Given task | Begin with the first line and repeat exactly through the line containing "import matplotlib.pyplot as plt"; leave every image out.

(Figure scripts)
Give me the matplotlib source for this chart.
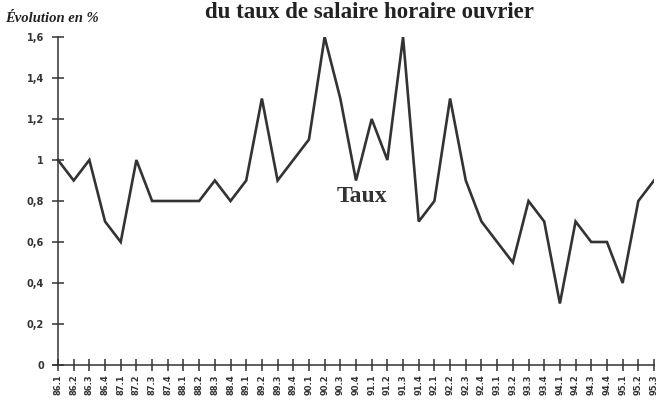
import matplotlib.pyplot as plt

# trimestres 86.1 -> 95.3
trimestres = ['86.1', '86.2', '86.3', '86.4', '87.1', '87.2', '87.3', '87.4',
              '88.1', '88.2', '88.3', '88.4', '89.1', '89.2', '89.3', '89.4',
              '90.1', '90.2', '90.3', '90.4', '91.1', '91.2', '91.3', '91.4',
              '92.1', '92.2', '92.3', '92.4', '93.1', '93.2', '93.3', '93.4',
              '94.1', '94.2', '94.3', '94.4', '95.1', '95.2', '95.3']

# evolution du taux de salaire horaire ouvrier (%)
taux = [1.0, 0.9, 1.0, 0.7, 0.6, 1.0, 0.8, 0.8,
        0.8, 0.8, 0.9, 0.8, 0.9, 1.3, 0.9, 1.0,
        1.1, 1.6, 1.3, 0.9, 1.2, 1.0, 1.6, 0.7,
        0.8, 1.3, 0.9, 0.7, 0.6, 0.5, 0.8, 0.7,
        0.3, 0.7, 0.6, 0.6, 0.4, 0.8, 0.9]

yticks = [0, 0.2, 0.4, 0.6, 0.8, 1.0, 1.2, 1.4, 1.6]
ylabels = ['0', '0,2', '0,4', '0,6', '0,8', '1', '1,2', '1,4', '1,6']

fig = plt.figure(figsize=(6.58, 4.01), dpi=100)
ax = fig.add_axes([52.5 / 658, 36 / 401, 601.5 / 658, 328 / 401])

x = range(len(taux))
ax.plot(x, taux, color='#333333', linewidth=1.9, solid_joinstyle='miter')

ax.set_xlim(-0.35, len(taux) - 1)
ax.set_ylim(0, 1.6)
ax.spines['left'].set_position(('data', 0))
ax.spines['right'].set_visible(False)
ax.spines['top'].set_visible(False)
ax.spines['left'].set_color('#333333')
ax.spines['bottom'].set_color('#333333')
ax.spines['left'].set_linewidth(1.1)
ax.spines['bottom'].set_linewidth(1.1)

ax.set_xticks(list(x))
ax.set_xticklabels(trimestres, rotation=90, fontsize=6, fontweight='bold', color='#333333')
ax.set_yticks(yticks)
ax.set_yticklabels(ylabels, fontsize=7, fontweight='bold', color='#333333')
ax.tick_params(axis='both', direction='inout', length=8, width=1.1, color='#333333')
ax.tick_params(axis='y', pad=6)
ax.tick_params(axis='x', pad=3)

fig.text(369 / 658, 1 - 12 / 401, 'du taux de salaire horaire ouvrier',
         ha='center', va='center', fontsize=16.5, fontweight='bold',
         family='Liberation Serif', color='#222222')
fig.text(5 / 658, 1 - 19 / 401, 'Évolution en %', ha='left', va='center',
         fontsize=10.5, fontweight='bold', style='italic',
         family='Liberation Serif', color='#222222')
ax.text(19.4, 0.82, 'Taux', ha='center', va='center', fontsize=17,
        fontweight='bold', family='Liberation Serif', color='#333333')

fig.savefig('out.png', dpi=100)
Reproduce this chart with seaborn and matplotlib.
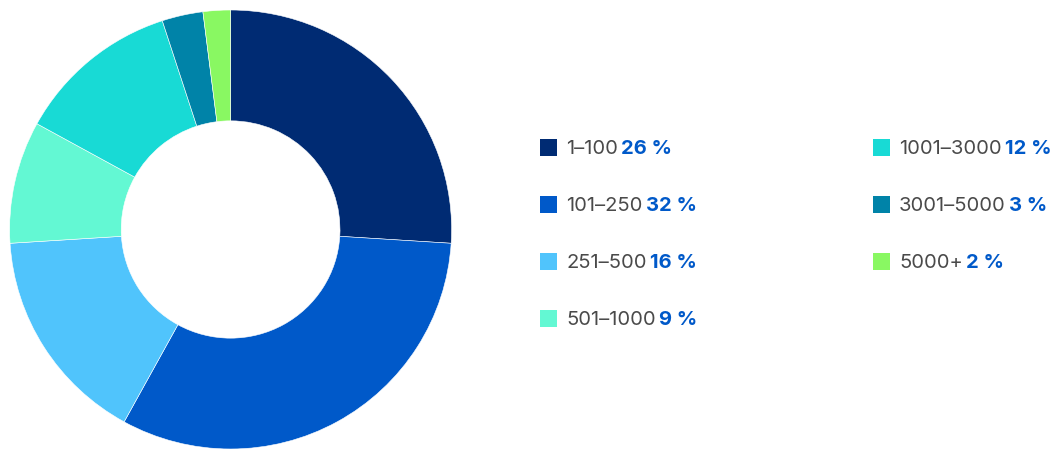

Answer to this exercise |
Give me the matplotlib source for this chart.
import matplotlib.pyplot as plt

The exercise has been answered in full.